Doch in der Bevölkerung wächst die Furcht vor Kriegen mit deutscher Beteiligung. Nach dem "Sorgenbarometer" des Magazins "Stern" geben 35 Prozent der Befragten an, davor Angst zu haben - 5 Prozentpunkte mehr als bei einer Umfrage im März.

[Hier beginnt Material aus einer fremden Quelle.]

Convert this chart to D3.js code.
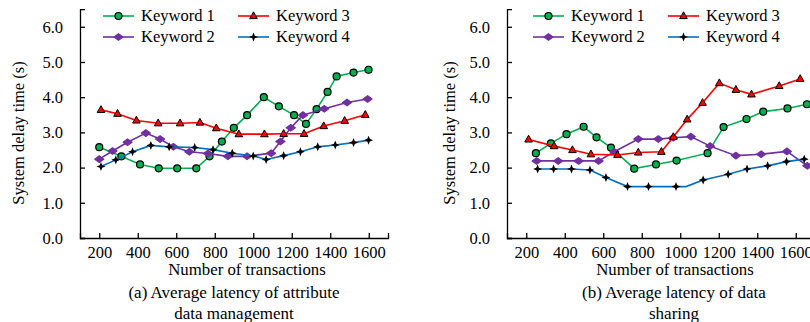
<!DOCTYPE html>
<html lang="en">
<head>
  <meta charset="UTF-8">
  <title>latency</title>
  <script src="https://cdn.jsdelivr.net/npm/d3@7"></script>
  <style>
    html, body { margin: 0; padding: 0; background: #fff; }
    svg { display: block; font-family: "Liberation Serif", "Times New Roman", serif; }
  </style>
</head>
<body>
  <svg id="chart"></svg>
<script>
  const width = 810, height = 322;

  // ticks
  const xTicks = [200, 400, 600, 800, 1000, 1200, 1400, 1600];
  const yTicks = [0, 1, 2, 3, 4, 5, 6];
  const keywords = ['Keyword 1', 'Keyword 2', 'Keyword 3', 'Keyword 4'];

  // (a) attribute data management
  const aK1x = [200, 315, 412, 509, 605, 704, 773, 837, 899, 968, 1055, 1133, 1212, 1274, 1329, 1386, 1433, 1521, 1599];
  const aK1y = [2.58, 2.32, 2.09, 1.98, 1.98, 1.98, 2.32, 2.74, 3.13, 3.49, 4.0, 3.74, 3.49, 3.24, 3.66, 4.15, 4.59, 4.7, 4.78];
  const aK2x = [200, 269, 347, 442, 516, 585, 668, 765, 868, 968, 1093, 1141, 1195, 1258, 1369, 1487, 1594];
  const aK2y = [2.24, 2.47, 2.72, 2.98, 2.81, 2.59, 2.45, 2.40, 2.32, 2.32, 2.41, 2.74, 3.13, 3.49, 3.67, 3.85, 3.95];
  const aK3x = [209, 295, 393, 506, 620, 723, 808, 925, 1058, 1158, 1264, 1366, 1475, 1582];
  const aK3y = [3.64, 3.53, 3.34, 3.26, 3.26, 3.28, 3.12, 2.95, 2.95, 2.96, 2.96, 3.18, 3.33, 3.5];
  const aK4x = [209, 286, 373, 468, 563, 696, 791, 891, 1000, 1067, 1158, 1245, 1335, 1426, 1521, 1599];
  const aK4y = [2.03, 2.22, 2.45, 2.63, 2.59, 2.57, 2.51, 2.41, 2.33, 2.23, 2.34, 2.45, 2.59, 2.64, 2.71, 2.78];

  // (b) data sharing
  const bK1x = [250, 328, 409, 498, 565, 640, 761, 874, 981, 1142, 1225, 1344, 1431, 1557, 1658];
  const bK1y = [2.41, 2.69, 2.95, 3.16, 2.86, 2.57, 1.97, 2.09, 2.2, 2.41, 3.15, 3.38, 3.59, 3.68, 3.8];
  const bK2x = [254, 366, 472, 576, 657, 782, 886, 964, 1055, 1155, 1289, 1420, 1554, 1660];
  const bK2y = [2.19, 2.19, 2.19, 2.19, 2.45, 2.81, 2.81, 2.85, 2.88, 2.61, 2.34, 2.38, 2.46, 2.05];
  const bK3x = [212, 345, 440, 536, 674, 782, 902, 964, 1036, 1116, 1203, 1289, 1370, 1514, 1623];
  const bK3y = [2.8, 2.61, 2.5, 2.38, 2.36, 2.43, 2.45, 2.87, 3.37, 3.84, 4.4, 4.21, 4.08, 4.32, 4.52];
  const bK4x = [259, 342, 435, 531, 614, 726, 835, 978, 1030, 1119, 1249, 1347, 1454, 1552, 1644];
  const bK4y = [1.96, 1.96, 1.96, 1.93, 1.72, 1.46, 1.46, 1.46, 1.46, 1.65, 1.81, 1.96, 2.05, 2.17, 2.24];
  const bK4bare = [1030]; // bend in the line, no marker drawn there

  const colors = ['#00b050', '#7030a0', '#ff0000', '#0070c0'];

  const svg = d3.select('#chart').attr('width', width).attr('height', height);
  svg.append('rect').attr('width', width).attr('height', height).attr('fill', '#fff');

  // marker shapes
  const markerFns = [
    g => g.append('circle').attr('r', 3.5).attr('fill', '#00b050').attr('stroke', '#000').attr('stroke-width', 1.2),
    g => g.append('path').attr('d', 'M-4.5,0L0,-3.3L4.5,0L0,3.3Z').attr('fill', '#7030a0').attr('stroke', '#7030a0').attr('stroke-width', 1.2).attr('stroke-linejoin', 'round'),
    g => g.append('path').attr('d', 'M0,-4.2L3.8,2.6L-3.8,2.6Z').attr('fill', '#ff0000').attr('stroke', '#000').attr('stroke-width', 1),
    g => g.append('path').attr('d', 'M0,-4.5L1.3,-1.3L4.5,0L1.3,1.3L0,4.5L-1.3,1.3L-4.5,0L-1.3,-1.3Z').attr('fill', '#000'),
  ];

  function drawPanel(cfg) {
    const x = d3.scaleLinear().domain([100, 1700]).range([cfg.left, cfg.left + 308]);
    const y = d3.scaleLinear().domain([0, 6.5]).range([238, 9.2]);

    const g = svg.append('g');

    g.append('g')
      .attr('transform', 'translate(0,238)')
      .call(d3.axisBottom(x).tickValues(xTicks).tickFormat(d3.format('d')).tickSizeInner(-5).tickSizeOuter(-5).tickPadding(8))
      .call(s => s.selectAll('text').attr('font-size', 16.5).attr('font-family', 'Liberation Serif').attr('fill', '#000'))
      .call(s => s.selectAll('line,path').attr('stroke', '#000').attr('stroke-width', 1.3));

    g.append('g')
      .attr('transform', `translate(${cfg.left},0)`)
      .call(d3.axisLeft(y).tickValues(yTicks).tickFormat(d3.format('.1f')).tickSizeInner(-5).tickSizeOuter(-5).tickPadding(17))
      .call(s => s.selectAll('text').attr('font-size', 16.5).attr('font-family', 'Liberation Serif').attr('fill', '#000'))
      .call(s => s.selectAll('line,path').attr('stroke', '#000').attr('stroke-width', 1.3));

    const line = d3.line().x(d => x(d[0])).y(d => y(d[1]));

    cfg.series.forEach((s, i) => {
      const pts = s.x.map((v, j) => [v, s.y[j]]);
      g.append('path')
        .attr('d', line(pts))
        .attr('fill', 'none')
        .attr('stroke', colors[i])
        .attr('stroke-width', 1.6);
      pts.filter(p => !(s.bare || []).includes(p[0])).forEach(p => {
        const m = g.append('g').attr('transform', `translate(${x(p[0])},${y(p[1])})`);
        markerFns[i](m);
      });
    });

    // legend, two columns
    const legendPos = [
      [cfg.legX[0], 16], [cfg.legX[0], 37],
      [cfg.legX[1], 16], [cfg.legX[1], 37],
    ];
    keywords.forEach((k, i) => {
      const [lx, ly] = legendPos[i];
      g.append('line')
        .attr('x1', lx).attr('x2', lx + 31)
        .attr('y1', ly).attr('y2', ly)
        .attr('stroke', colors[i]).attr('stroke-width', 1.6);
      markerFns[i](g.append('g').attr('transform', `translate(${lx + 15.5},${ly})`));
      g.append('text')
        .attr('x', lx + 38).attr('y', ly)
        .attr('dy', '0.33em')
        .attr('font-size', 16.5)
        .text(k);
    });

    g.append('text')
      .attr('transform', `translate(${cfg.yTitleX},133) rotate(-90)`)
      .attr('text-anchor', 'middle')
      .attr('font-size', 16.5)
      .text('System delay time (s)');

    g.append('text')
      .attr('x', cfg.xTitleX).attr('y', 275)
      .attr('text-anchor', 'middle')
      .attr('font-size', 16.8)
      .text('Number of transactions');

    cfg.caption.forEach((c, i) => {
      g.append('text')
        .attr('x', cfg.capX).attr('y', 298 + i * 21)
        .attr('text-anchor', 'middle')
        .attr('font-size', 17)
        .text(c);
    });
  }

  drawPanel({
    left: 80,
    legX: [103, 238],
    yTitleX: 24,
    xTitleX: 247,
    capX: 234,
    caption: ['(a) Average latency of attribute', 'data management'],
    series: [
      { x: aK1x, y: aK1y },
      { x: aK2x, y: aK2y },
      { x: aK3x, y: aK3y },
      { x: aK4x, y: aK4y },
    ],
  });

  drawPanel({
    left: 507,
    legX: [533, 668],
    yTitleX: 455,
    xTitleX: 675,
    capX: 674,
    caption: ['(b) Average latency of data', 'sharing'],
    series: [
      { x: bK1x, y: bK1y },
      { x: bK2x, y: bK2y },
      { x: bK3x, y: bK3y },
      { x: bK4x, y: bK4y, bare: bK4bare },
    ],
  });
</script>
</body>
</html>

Die Linke warf Jung vor, er kalkuliere den Tod von immer mehr Zivilisten und Soldaten ein. "Frieden in Afghanistan kann nicht herbeigebombt werden", sagte der Abgeordnete Paul Schäfer. Jung warnte die Linkspartei wiederum davor, den Afghanistan-Einsatz in Deutschland als "Wahlkampf-Munition" zu nutzen. Die Taliban suchten die Bundeswehr gezielt für Angriffe aus, weil sie um die Wirkung in der deutschen Bevölkerung wüssten. Die Taliban missbrauchten auch Kinder als Schutzschilde und hätten keinen Respekt vor Krankenwagen. Die FDP-Verteidigungsexpertin Birgit Homburger sprang ihm bei. "Zur Gewährleistung von Sicherheit und der Durchführung von zivilen Aufbauprojekten ist militärische Präsenz auch weiterhin notwendig", sagte sie dem Abendblatt.

Dazu dürfte schon bald wieder Gelegenheit sein: Deutschland und die Niederlande wollen beim Wiederaufbau im Süden Afghanistans in den schwer umkämpften Provinzen Urusgan und Kandahar zusammenarbeiten. Gestern wurde eine entsprechende Vereinbarung in Berlin unterzeichet.